The most notorious example until now was the confession earlier this year by Richard Rayner, the novelist, that he had stolen books by Evelyn Waugh, PG Wodehouse and Raymond Chandler when at Cambridge. The admission, in his autobiography, prompted Heffers, the Cambridge bookshop, to threaten to demand their return.

Willie Anderson, president of the Booksellers' Association, said the problem is growing, with shops currently losing an average 2.5 per cent of turnover from stolen books. Many bookshops in Glasgow will not stock football books because they are so often stolen by fans.

Booksellers say many of those responsible are professional thieves who sell the books - as Mr Jevons attempted to do - in pubs or at car boot sales. However, the courts tend to regard book theft as petty crime and offenders can be fined as little as pounds 25.

The problem has forced Blackwell's to install security cameras and employ guards. Many of its shops use electronic tagging, favoured by libraries, although the serious thief can easily remove them.

As an extra security measure, Oxford students are forbidden to graduate if they have not paid their Blackwell's bill.
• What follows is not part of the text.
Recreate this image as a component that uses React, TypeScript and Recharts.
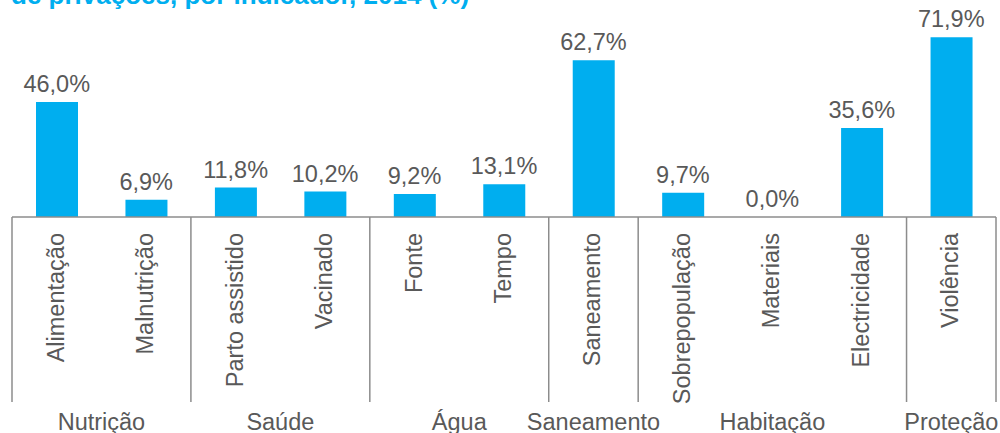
import { ComposedChart, Bar, Line, XAxis, YAxis, LabelList } from "recharts";

const categories = [
  "Alimentação",
  "Malnutrição",
  "Parto assistido",
  "Vacinado",
  "Fonte",
  "Tempo",
  "Saneamento",
  "Sobrepopulação",
  "Materiais",
  "Electricidade",
  "Violência",
];
const values = [46.0, 6.9, 11.8, 10.2, 9.2, 13.1, 62.7, 9.7, 0.0, 35.6, 71.9];
const groups = [
  "Nutrição",
  "Nutrição",
  "Saúde",
  "Saúde",
  "Água",
  "Água",
  "Saneamento",
  "Habitação",
  "Habitação",
  "Habitação",
  "Proteção",
];

const data = categories.map((name, i) => ({ name, value: values[i], group: groups[i] }));

const BLUE = "#00AEEF";
const TEXT = "#595959";
const LINE = "#8c8c8c";
const FONT = "'Liberation Sans', Arial, sans-serif";

function formatPct(v: number) {
  return v.toFixed(1).replace(".", ",") + "%";
}

// Custom tick: rotated category label, plus group separators and group names
function CategoryTick(props: any) {
  const { x, y, payload, index } = props;
  const half = payload?.offset ?? 44.7;
  const group = groups[index];
  const isFirst = index === 0 || groups[index - 1] !== group;
  const isLast = index === categories.length - 1;
  let size = 0;
  while (groups[index + size] === group) size++;
  const left = x - half;
  const groupCenter = left + size * half;
  return (
    <g>
      <text
        x={x + 7}
        y={y + 16}
        transform={`rotate(-90, ${x + 7}, ${y + 16})`}
        textAnchor="end"
        fill={TEXT}
        fontSize={23.5}
        fontFamily={FONT}
      >
        {payload.value}
      </text>
      {isFirst && (
        <>
          <line x1={left} y1={y} x2={left} y2={y + 185} stroke={LINE} strokeWidth={1.5} />
          <text x={groupCenter} y={y + 213} textAnchor="middle" fill={TEXT} fontSize={23.5} fontFamily={FONT}>
            {group}
          </text>
        </>
      )}
      {isLast && <line x1={x + half} y1={y} x2={x + half} y2={y + 185} stroke={LINE} strokeWidth={1.5} />}
    </g>
  );
}

export default function App() {
  return (
    <div
      style={{
        position: "absolute",
        top: 0,
        left: 0,
        width: 1000,
        height: 433,
        overflow: "hidden",
        background: "#fff",
        fontFamily: FONT,
      }}
    >
      <div
        style={{
          position: "absolute",
          top: -18,
          left: 11,
          fontSize: 26,
          lineHeight: "26px",
          fontWeight: "bold",
          color: BLUE,
          whiteSpace: "nowrap",
        }}
      >
        de privações, por indicador, 2014 (%)
      </div>
      <ComposedChart
        width={1000}
        height={433}
        data={data}
        margin={{ top: 17, right: 4, left: 12, bottom: 0 }}
        style={{ fontFamily: FONT }}
      >
        <XAxis
          dataKey="name"
          interval={0}
          height={216}
          tickSize={0}
          tickMargin={0}
          tickLine={false}
          axisLine={{ stroke: LINE, strokeWidth: 1.5 }}
          tick={<CategoryTick />}
        />
        <YAxis hide domain={[0, 80]} />
        <Bar dataKey="value" fill={BLUE} barSize={42} isAnimationActive={false} />
        {/* invisible line carries the value labels so the 0,0% label is kept */}
        <Line dataKey="value" stroke="none" dot={false} activeDot={false} isAnimationActive={false}>
          <LabelList
            dataKey="value"
            position="top"
            offset={10}
            fill={TEXT}
            fontSize={23.5}
            fontFamily={FONT}
            formatter={(v: any) => formatPct(Number(v))}
          />
        </Line>
      </ComposedChart>
    </div>
  );
}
Susie Orbach, feminist author of Fat is a Feminist Issue, admits to stealing books as a student. "They would have been books on Russian history or women's studies, although I no longer have any of them on my shelves. Nowadays if I walked out of a bookshop without paying, I would dash back hysterically and demand to pay," she said.

Martyn Goff, who administered the Booker Prize for 25 years, once stole a book that a friend had borrowed and refused to return. "While he was out of the room I hid it under a cushion, then stuffed it into my raincoat sleeve. In one sense I stole a book, but there was no question in my mind that it was mine," he said.

Jill Paton Walsh, who won the Booker Prize last year for Knowledge of Angels, has never stolen a book but admits keeping those lent by friends. "When you lend someone a book within a circle of friends it is amazing how seldom it comes back," she said.